Today, twenty years have passed since the seismic banking revolution that cannot be forgotten. While the reform catalyst, Professor Chukwuma Charles Soludo, CFR, now serves as the Governor of Anambra State, the impact of his banking reforms continues to echo through Nigeria’s economy. The legacy of his tenure as CBN Governor endures as an evidence of the power of innovative leadership, the importance of bold reforms, and the long-term benefits of short-term disruption. The banking consolidation of 2004-2005 was more than just a policy change; it was a fundamental reimagining of Nigeria’s financial sector. It demonstrated that with the right vision, fervent commitment, and skilful execution, transformative change is possible even in the face of significant opposition.
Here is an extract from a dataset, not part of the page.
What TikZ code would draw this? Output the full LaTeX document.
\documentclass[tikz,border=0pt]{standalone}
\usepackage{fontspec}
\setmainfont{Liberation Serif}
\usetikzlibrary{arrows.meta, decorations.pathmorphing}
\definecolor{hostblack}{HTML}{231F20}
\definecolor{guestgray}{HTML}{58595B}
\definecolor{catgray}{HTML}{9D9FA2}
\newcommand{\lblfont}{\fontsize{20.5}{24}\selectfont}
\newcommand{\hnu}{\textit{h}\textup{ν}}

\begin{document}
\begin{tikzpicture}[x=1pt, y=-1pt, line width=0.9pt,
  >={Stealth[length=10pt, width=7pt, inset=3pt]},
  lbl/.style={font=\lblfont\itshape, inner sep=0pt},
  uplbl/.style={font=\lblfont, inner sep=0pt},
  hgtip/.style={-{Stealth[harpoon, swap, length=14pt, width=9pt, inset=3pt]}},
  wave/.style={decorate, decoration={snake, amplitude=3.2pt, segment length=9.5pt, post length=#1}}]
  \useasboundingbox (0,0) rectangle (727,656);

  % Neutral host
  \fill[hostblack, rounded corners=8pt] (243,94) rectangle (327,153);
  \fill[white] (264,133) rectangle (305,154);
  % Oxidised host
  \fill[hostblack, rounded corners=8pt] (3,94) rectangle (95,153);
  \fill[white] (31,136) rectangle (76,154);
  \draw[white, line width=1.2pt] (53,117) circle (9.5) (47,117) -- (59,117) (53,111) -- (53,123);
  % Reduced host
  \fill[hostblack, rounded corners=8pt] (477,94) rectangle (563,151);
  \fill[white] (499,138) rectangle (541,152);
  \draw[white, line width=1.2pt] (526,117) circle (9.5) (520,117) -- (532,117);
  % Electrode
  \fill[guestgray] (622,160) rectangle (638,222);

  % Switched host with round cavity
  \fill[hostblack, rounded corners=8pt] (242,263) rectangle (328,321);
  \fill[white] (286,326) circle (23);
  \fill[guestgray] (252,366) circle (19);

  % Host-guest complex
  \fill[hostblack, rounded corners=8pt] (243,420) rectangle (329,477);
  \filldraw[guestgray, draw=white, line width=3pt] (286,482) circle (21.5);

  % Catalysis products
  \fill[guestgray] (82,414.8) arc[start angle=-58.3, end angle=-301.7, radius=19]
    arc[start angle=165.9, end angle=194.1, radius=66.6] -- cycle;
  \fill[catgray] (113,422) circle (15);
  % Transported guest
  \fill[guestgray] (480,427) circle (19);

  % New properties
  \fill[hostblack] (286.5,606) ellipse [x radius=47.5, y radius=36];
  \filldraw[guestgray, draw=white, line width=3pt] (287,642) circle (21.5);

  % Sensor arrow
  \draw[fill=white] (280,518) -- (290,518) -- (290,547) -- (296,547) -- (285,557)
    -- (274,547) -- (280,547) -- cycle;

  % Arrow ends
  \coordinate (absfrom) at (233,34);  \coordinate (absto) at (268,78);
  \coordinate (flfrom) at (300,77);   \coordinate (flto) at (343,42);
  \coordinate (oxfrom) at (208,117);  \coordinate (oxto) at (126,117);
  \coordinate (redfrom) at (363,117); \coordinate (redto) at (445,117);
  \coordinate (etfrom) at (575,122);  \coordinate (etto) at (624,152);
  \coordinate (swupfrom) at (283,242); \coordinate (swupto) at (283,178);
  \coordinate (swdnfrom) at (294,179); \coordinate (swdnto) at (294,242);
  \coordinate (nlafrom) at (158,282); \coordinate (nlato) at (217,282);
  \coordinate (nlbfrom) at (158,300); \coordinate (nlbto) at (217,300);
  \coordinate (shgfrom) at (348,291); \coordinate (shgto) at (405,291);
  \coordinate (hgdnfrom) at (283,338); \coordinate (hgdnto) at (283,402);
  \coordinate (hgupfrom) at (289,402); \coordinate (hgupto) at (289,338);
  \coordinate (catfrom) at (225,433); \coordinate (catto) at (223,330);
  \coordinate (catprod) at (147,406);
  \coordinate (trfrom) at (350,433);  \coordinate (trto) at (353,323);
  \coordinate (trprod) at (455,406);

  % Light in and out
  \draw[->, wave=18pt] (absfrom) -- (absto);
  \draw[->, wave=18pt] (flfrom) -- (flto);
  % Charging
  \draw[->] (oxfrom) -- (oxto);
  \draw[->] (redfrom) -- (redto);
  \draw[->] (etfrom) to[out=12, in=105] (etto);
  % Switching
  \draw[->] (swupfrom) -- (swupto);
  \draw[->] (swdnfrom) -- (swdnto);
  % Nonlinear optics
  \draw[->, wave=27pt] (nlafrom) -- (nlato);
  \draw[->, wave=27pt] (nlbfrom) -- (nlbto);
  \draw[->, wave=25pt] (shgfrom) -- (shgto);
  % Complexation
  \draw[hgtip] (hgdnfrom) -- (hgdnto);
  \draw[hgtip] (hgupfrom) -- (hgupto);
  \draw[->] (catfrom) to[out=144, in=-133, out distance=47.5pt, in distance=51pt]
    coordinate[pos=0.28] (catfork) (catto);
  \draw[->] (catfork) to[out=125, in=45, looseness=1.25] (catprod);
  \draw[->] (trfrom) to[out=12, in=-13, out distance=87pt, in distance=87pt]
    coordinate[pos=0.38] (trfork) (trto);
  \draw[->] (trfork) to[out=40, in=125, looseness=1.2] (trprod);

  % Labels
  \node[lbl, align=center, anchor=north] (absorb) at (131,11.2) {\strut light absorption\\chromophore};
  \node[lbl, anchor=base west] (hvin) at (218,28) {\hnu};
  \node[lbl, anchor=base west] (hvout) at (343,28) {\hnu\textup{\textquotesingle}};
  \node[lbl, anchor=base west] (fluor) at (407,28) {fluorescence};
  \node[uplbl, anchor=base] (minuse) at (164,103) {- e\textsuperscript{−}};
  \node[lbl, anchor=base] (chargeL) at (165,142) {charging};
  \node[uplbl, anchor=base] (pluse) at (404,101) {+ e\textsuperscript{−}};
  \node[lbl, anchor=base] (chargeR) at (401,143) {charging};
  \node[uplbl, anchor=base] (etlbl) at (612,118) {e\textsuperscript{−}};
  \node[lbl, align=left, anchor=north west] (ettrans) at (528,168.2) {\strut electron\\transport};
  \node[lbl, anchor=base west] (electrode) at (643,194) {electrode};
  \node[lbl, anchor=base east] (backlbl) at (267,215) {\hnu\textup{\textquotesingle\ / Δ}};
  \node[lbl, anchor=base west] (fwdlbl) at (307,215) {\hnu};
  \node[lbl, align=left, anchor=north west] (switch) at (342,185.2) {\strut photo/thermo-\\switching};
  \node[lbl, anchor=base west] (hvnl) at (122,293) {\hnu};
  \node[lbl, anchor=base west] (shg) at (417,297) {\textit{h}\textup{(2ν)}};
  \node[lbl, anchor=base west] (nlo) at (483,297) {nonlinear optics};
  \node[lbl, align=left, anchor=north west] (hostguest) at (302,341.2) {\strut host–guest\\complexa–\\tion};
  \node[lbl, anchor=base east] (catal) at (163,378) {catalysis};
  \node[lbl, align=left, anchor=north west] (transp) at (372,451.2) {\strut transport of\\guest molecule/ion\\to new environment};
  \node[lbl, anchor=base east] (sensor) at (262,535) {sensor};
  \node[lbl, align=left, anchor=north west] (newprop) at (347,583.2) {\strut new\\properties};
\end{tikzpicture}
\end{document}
The foregoing informed the launch, tomorrow Saturday at Eko Hotel and Suites, Victoria Island, Lagos, of a new book titled “The Power of One Man” authored by Dr. Ray Echebiri, in commemoration of the “Soludo Shuffle”. The launch event promises to stir introspective moments as dignitaries, including former President Obasanjo himself and Lagos State Governor Babajide Sanwoolu, gather to commemorate the audacity of a banking revolution.
As Nigeria continues to navigate the complexities of economic development in the current dispensation, the lessons from Soludo’s banking reforms remain as relevant as ever. They remind us that progress often requires courage, that resistance to change is inevitable but surmountable, and that with the right reforms, a nation can reposition itself for long-term prosperity.